Michael Moore still has a good eye for a stunt. Toward the end of ‘Capitalism: A Love Story’, his latest documentary polemic about the iniquities of contemporary American culture, he strides through Lower Manhattan’s Financial District, enclosing the headquarters of various banks and financial institutions within yards and yards of black-and-yellow police tape marked ‘Crime Scene – Do Not Cross’.

It’s as satisfying an emblem of the rottenness at the heart of the system as you could hope for. It’s also one of several neat touches in a picture that adheres to Moore form: a thesis to which many liberals would be instinctively favourable (in this case that untrammelled capitalism is socially harmful) is illustrated with engaging and impactful stunts (turning up at the headquarters  of Goldman Sachs in an armoured van to ask for the bail-out money back), moving personal testimony (footage of victims of mortgage foreclosures and lay-offs) and an argument that wobbles between locally convincing detail, dubious extrapolation and preposterously unfounded assertion.

‘Capitalism’ is at its strongest when considered in its domestic context. Die-hard Economist readers aside, few Europeans subscribe to the market-capitalist purism that is perceived in many parts of the US, including some of the poorest, as not just an economic good but a moral and patriotic duty. Moore does a good rhetorical job of questioning the compatibility of capitalism with democracy and Christianity – one priest calls the system a ‘radical evil’ – in a way that is not controversial here but will shock some Americans.

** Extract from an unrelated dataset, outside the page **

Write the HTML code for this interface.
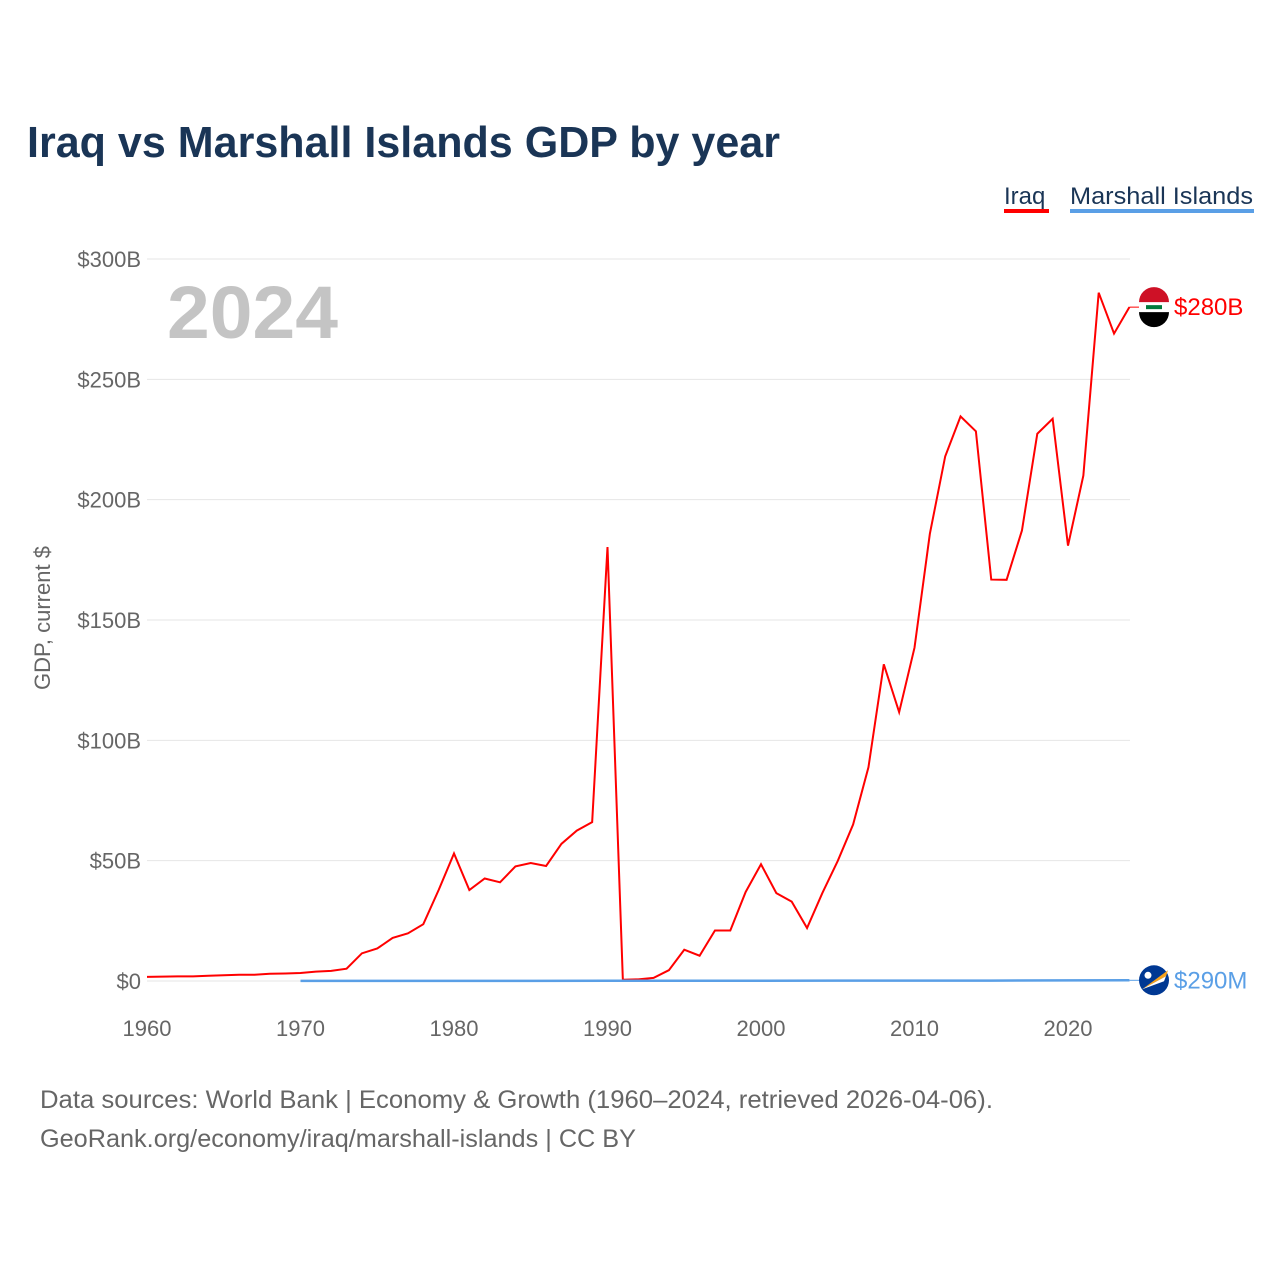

There’s a persuasive if simplified momentum to his potted history of post-war US economics that moves from the prosperity of the ’50s through the growing inequality of the ’80s to the current catastrophe, illustrated with archive material that ranges from the telling (Reagan’s numerous spokesmodel gigs) to sub-Adam Curtis glibness. Moore’s own family home movies and the history of his home town of Flint, Michigan, are put to nice use too. And he presents some outrageous contemporary instances of capitalism gone wild, such as judges locking kids up in exchange for bungs from private borstals and companies taking out profiteering life insurance – actually called ‘dead peasant’ policies – on their staff.

But when it comes to what should be the smoking gun – the subprime meltdown and the financial crisis and global slump it catalysed – ‘Capitalism’ fires blanks. Moore offers no cohesive argument about how the mortgage crisis happened, why the ramifications were so grave and certainly not why, as he alleges, the US government bail-out amounted to ‘a financial coup d’état’.

The thesis that rapacious capitalism has horrific social consequences is credible and well illustrated, if hardly eye-opening to European viewers (or, frankly, to Moore’s likely audience at home); the suggestions that that same capitalism is undemocratic and currently vulnerable to more equitable alternatives require stronger arguments than Moore can rally here.